• WHAT THE TASK REQUIRES: Pictures in the entries below are excluded; copy only the lines from the one containing "Output the web" to the one containing "552, 575, 600];", both included.

• INPUT:
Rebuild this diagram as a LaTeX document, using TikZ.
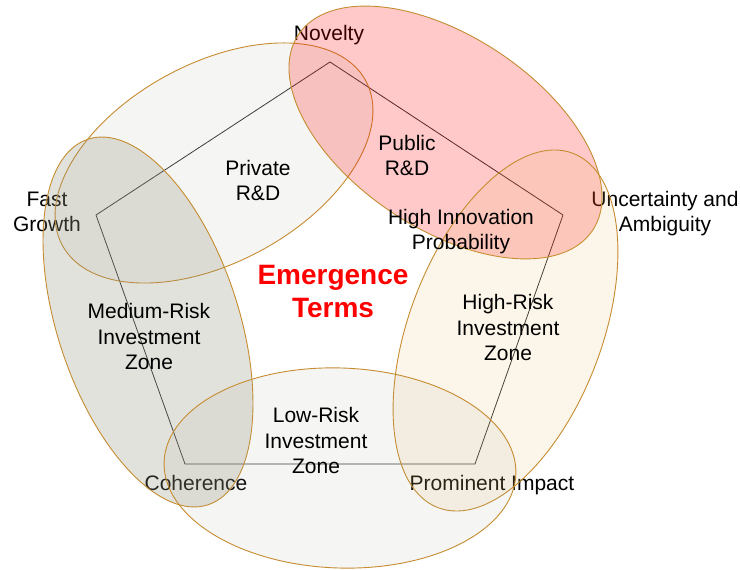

...

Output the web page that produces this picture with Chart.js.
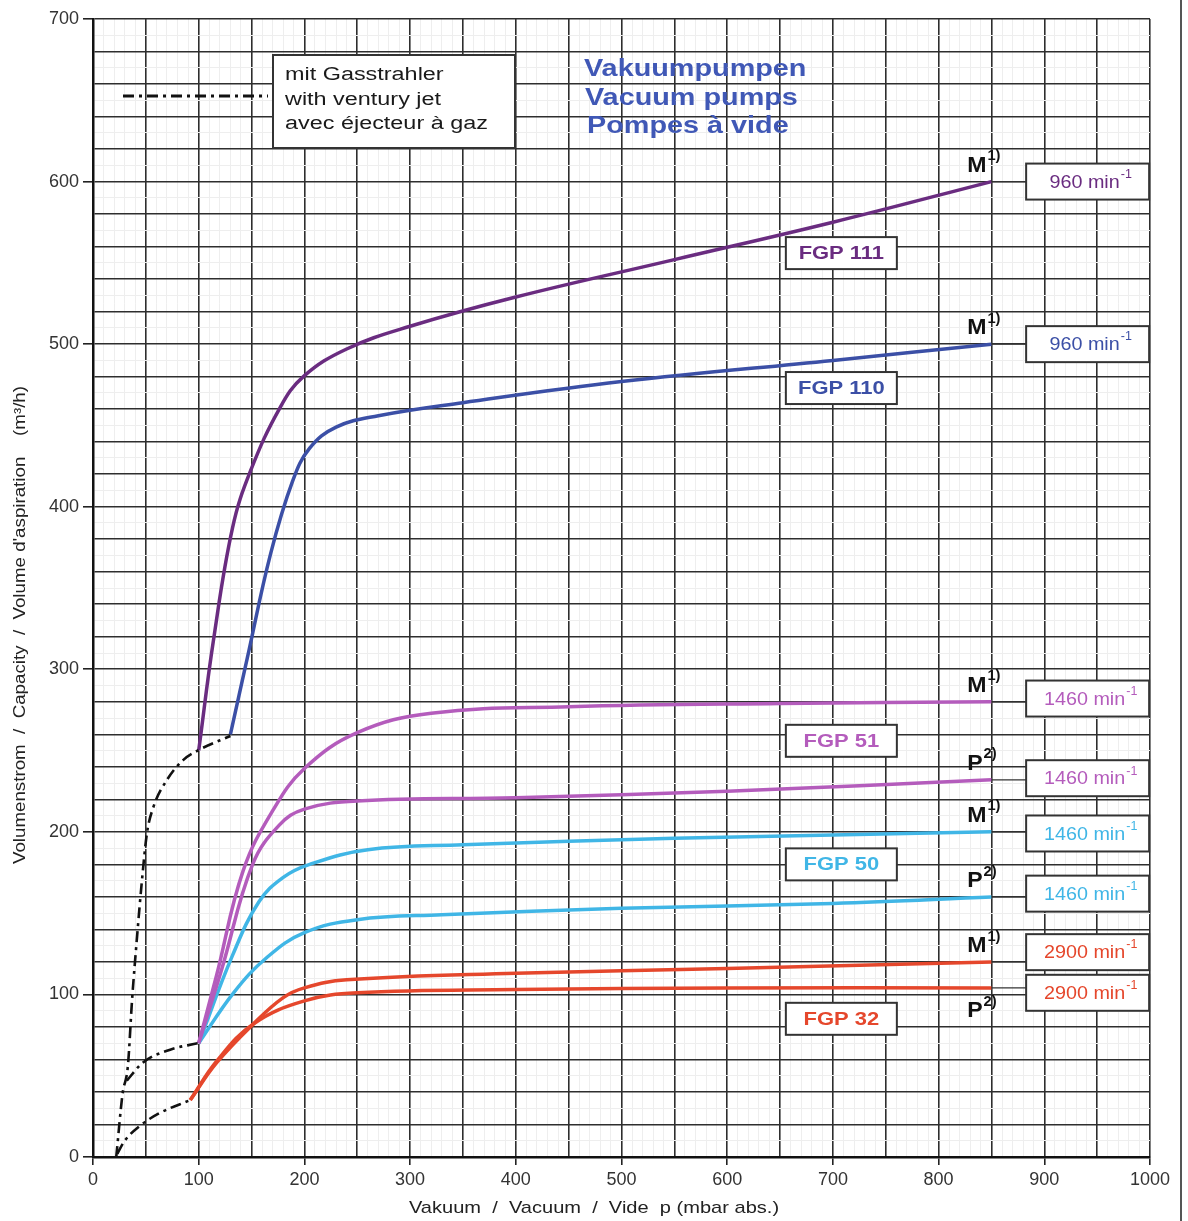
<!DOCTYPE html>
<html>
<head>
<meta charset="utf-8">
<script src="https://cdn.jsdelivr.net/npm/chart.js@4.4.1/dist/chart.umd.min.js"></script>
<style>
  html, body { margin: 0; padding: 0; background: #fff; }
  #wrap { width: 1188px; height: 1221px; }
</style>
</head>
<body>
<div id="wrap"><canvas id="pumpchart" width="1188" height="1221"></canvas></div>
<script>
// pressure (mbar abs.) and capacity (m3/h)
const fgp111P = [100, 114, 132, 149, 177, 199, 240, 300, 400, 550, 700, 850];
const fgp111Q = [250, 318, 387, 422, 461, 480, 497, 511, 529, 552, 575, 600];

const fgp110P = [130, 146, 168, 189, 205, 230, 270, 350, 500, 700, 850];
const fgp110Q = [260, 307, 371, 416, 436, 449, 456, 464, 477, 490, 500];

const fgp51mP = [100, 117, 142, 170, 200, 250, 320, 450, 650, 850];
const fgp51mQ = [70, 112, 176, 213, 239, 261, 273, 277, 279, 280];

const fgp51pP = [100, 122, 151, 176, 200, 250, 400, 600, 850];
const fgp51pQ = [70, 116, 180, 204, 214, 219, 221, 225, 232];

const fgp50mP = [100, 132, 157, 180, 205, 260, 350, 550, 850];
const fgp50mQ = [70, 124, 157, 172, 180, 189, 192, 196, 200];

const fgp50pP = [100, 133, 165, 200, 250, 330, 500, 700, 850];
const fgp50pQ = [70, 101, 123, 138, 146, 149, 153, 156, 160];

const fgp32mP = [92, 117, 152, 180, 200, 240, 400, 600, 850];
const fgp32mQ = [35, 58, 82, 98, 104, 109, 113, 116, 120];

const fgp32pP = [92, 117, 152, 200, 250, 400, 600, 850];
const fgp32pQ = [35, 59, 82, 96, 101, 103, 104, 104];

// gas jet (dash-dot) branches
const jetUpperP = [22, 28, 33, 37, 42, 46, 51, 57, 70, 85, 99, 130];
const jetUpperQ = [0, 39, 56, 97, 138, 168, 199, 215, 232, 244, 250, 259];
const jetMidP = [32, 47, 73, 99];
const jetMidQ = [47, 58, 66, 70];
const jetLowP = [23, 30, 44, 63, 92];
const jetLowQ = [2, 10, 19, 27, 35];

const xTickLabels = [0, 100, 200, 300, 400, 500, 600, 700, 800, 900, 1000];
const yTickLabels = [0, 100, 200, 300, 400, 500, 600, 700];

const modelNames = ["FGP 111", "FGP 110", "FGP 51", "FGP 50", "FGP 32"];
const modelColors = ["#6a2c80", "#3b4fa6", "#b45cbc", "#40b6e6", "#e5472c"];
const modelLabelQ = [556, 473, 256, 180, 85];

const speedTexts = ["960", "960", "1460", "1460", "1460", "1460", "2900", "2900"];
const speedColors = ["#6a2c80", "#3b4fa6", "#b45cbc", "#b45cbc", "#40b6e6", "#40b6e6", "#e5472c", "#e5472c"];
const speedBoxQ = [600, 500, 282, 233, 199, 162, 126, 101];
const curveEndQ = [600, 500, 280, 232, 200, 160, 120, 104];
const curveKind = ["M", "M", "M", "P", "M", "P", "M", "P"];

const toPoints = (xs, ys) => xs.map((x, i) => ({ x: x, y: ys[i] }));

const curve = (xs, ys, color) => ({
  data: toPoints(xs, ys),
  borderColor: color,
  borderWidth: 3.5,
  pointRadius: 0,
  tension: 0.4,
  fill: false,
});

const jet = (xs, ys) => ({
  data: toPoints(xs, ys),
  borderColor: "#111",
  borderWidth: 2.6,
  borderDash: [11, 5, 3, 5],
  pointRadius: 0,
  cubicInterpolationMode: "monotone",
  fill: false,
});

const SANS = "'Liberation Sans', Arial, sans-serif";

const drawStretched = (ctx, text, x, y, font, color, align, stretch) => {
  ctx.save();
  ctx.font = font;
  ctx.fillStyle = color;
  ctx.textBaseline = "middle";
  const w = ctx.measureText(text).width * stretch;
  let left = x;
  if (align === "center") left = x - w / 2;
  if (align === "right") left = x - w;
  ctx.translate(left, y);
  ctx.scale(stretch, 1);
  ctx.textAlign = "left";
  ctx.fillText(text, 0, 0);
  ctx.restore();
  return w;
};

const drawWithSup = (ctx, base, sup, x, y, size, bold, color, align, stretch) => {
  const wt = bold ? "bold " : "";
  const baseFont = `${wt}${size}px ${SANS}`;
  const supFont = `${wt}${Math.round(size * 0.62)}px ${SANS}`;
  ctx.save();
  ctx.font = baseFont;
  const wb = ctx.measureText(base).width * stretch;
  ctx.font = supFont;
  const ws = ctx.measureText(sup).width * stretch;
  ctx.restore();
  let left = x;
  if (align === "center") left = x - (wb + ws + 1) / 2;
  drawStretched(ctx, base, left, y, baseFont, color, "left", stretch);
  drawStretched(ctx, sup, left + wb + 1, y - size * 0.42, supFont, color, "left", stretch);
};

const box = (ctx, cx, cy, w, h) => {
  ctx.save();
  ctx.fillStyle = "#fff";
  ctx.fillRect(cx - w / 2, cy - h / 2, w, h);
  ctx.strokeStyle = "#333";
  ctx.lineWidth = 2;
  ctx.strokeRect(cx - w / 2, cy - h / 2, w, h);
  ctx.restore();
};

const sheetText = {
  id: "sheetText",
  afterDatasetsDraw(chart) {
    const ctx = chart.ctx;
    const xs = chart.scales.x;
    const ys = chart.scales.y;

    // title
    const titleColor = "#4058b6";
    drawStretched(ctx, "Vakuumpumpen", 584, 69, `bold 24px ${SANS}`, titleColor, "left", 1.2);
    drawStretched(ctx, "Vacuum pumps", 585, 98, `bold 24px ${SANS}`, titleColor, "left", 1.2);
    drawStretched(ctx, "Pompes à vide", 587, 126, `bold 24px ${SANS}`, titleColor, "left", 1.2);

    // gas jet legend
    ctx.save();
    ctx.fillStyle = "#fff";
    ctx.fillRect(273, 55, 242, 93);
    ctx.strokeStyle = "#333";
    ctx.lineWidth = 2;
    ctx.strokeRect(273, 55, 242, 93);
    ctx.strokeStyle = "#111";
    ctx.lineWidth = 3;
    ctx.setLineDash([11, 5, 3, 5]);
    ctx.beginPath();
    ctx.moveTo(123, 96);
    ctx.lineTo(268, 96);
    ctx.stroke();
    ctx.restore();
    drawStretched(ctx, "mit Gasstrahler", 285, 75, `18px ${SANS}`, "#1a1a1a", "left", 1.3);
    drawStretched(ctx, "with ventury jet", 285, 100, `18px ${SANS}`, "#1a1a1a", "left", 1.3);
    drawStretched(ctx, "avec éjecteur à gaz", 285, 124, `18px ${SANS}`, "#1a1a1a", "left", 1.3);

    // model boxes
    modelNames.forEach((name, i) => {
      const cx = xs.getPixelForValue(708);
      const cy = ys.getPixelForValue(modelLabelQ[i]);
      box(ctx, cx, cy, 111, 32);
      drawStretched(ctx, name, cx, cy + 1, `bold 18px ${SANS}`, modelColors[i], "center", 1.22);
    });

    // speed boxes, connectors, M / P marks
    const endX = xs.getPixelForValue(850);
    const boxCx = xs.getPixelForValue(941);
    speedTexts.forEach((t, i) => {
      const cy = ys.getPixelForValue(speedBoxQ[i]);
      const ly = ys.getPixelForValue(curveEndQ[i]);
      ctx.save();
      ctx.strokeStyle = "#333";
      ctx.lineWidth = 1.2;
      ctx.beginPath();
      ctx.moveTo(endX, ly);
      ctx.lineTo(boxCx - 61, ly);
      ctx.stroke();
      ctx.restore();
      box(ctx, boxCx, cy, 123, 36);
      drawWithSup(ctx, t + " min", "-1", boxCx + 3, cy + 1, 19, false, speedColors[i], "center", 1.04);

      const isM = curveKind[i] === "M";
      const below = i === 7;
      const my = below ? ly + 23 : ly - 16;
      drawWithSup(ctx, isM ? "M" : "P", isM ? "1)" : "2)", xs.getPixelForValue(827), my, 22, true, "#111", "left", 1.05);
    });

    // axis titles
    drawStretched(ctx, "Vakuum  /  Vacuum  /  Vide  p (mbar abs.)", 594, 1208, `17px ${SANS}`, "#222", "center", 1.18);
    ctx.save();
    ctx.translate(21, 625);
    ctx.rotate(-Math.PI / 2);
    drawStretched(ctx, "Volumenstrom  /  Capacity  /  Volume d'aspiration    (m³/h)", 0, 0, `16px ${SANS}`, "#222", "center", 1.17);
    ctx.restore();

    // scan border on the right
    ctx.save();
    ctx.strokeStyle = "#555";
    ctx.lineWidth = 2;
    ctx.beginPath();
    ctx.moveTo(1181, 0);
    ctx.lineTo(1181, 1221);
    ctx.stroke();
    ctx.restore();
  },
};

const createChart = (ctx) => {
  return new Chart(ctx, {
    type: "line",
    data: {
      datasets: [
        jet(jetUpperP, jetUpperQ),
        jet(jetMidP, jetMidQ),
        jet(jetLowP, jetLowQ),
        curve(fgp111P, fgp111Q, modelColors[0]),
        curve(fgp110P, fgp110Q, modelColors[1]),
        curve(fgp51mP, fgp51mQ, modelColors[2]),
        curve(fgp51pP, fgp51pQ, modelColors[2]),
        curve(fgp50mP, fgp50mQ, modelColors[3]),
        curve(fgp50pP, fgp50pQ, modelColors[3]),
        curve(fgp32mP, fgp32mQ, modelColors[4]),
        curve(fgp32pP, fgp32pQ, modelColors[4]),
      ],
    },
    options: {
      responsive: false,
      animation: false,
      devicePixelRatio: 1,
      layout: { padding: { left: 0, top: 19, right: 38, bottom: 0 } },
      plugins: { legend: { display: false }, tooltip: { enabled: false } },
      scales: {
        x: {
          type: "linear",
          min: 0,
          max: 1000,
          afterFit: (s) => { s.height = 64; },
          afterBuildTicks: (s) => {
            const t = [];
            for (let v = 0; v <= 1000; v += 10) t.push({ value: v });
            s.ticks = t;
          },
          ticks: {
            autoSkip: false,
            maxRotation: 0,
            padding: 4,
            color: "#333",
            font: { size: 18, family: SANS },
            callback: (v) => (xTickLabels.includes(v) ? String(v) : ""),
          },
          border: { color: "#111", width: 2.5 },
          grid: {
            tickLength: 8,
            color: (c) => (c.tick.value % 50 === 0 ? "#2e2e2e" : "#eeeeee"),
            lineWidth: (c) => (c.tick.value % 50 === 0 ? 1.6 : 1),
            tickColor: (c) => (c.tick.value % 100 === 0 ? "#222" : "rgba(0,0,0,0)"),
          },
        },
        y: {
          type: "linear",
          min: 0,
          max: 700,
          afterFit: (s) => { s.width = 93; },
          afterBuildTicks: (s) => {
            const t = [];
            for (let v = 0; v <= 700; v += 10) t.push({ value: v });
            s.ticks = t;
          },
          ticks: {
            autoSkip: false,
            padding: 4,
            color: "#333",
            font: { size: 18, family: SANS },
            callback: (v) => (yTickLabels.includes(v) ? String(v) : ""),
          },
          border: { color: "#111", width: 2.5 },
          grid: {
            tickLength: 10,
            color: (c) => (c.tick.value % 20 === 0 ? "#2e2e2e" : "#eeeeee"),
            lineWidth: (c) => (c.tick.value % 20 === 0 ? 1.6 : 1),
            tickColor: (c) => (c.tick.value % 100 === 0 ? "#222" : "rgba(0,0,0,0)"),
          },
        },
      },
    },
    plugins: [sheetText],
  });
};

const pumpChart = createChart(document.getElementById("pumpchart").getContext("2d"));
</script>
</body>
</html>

---

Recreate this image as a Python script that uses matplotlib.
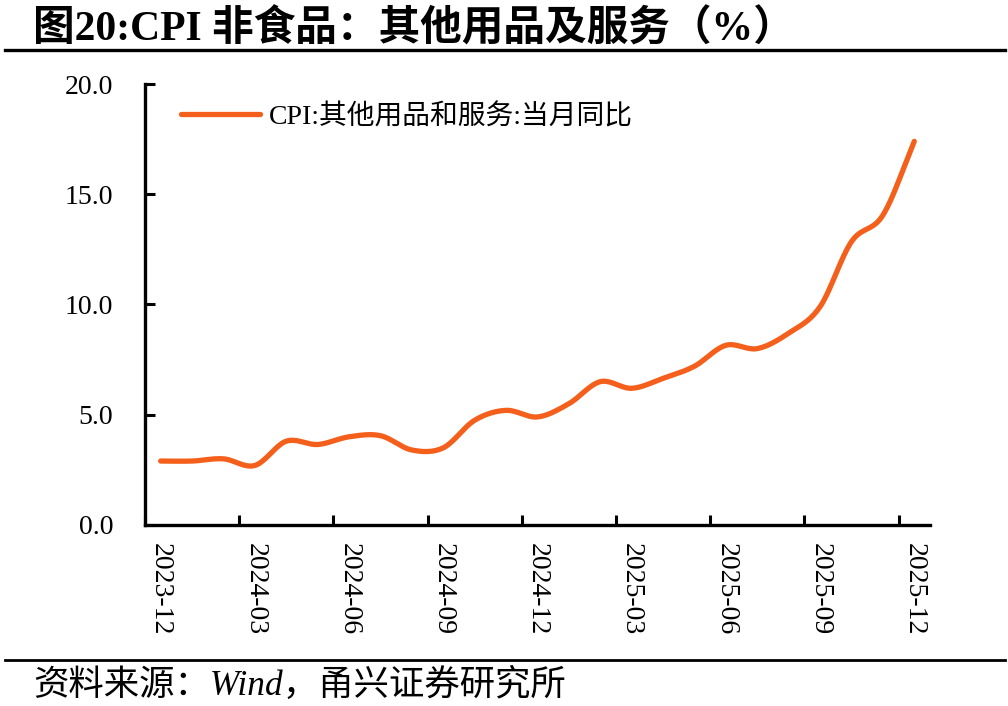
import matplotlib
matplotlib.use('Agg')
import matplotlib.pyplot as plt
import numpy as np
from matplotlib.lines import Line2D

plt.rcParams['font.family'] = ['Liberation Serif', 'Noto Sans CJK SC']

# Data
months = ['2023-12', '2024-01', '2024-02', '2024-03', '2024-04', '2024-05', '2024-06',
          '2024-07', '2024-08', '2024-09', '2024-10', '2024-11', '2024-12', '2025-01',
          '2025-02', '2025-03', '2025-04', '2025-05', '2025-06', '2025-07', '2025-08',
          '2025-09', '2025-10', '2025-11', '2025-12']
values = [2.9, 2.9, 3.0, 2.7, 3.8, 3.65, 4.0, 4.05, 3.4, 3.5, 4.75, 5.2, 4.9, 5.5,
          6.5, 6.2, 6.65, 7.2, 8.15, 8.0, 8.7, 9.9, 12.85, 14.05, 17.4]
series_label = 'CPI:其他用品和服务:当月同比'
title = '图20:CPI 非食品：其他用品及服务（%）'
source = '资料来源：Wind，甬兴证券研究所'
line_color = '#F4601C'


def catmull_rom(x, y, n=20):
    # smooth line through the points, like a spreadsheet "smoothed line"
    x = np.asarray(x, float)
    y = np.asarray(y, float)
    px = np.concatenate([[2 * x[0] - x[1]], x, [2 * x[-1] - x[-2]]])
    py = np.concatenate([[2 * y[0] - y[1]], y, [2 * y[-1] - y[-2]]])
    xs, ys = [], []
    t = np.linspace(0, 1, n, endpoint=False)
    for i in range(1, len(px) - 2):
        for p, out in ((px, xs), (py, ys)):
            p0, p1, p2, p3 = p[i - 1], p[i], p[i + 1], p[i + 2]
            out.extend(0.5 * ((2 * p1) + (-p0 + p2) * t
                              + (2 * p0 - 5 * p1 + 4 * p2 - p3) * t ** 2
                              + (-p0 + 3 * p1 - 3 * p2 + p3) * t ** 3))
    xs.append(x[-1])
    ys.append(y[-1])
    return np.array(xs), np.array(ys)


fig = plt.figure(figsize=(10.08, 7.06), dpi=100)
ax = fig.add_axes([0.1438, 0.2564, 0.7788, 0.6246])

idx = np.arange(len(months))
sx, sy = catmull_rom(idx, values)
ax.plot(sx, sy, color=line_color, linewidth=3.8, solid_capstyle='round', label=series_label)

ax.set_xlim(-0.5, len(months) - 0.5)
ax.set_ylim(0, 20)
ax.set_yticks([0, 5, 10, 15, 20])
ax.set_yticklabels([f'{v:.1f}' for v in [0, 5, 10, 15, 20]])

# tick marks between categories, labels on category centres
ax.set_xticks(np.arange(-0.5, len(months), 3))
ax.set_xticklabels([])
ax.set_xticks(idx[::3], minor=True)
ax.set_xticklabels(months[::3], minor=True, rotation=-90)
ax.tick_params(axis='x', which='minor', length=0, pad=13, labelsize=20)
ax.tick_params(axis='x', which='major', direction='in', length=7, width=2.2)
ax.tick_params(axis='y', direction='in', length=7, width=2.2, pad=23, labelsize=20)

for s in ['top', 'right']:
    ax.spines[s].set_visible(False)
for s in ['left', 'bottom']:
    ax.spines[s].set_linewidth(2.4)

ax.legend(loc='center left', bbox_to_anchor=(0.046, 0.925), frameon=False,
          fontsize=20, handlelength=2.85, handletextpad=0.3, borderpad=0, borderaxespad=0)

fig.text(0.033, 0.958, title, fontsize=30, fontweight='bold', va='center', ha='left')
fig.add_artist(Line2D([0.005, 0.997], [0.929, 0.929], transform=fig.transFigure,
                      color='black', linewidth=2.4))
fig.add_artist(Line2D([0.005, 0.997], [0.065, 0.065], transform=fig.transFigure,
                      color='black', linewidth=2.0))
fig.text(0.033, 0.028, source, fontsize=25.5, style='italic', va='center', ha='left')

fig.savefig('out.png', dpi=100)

• COMPLETE RESPONSE:
Output the web page that produces this picture with Chart.js.
<!DOCTYPE html>
<html>
<head>
<meta charset="utf-8">
<script src="https://cdn.jsdelivr.net/npm/chart.js@4.4.1/dist/chart.umd.min.js"></script>
<style>
  html, body { margin: 0; padding: 0; background: #fff; }
  #wrap { width: 1188px; height: 1221px; }
</style>
</head>
<body>
<div id="wrap"><canvas id="pumpchart" width="1188" height="1221"></canvas></div>
<script>
// pressure (mbar abs.) and capacity (m3/h)
const fgp111P = [100, 114, 132, 149, 177, 199, 240, 300, 400, 550, 700, 850];
const fgp111Q = [250, 318, 387, 422, 461, 480, 497, 511, 529, 552, 575, 600];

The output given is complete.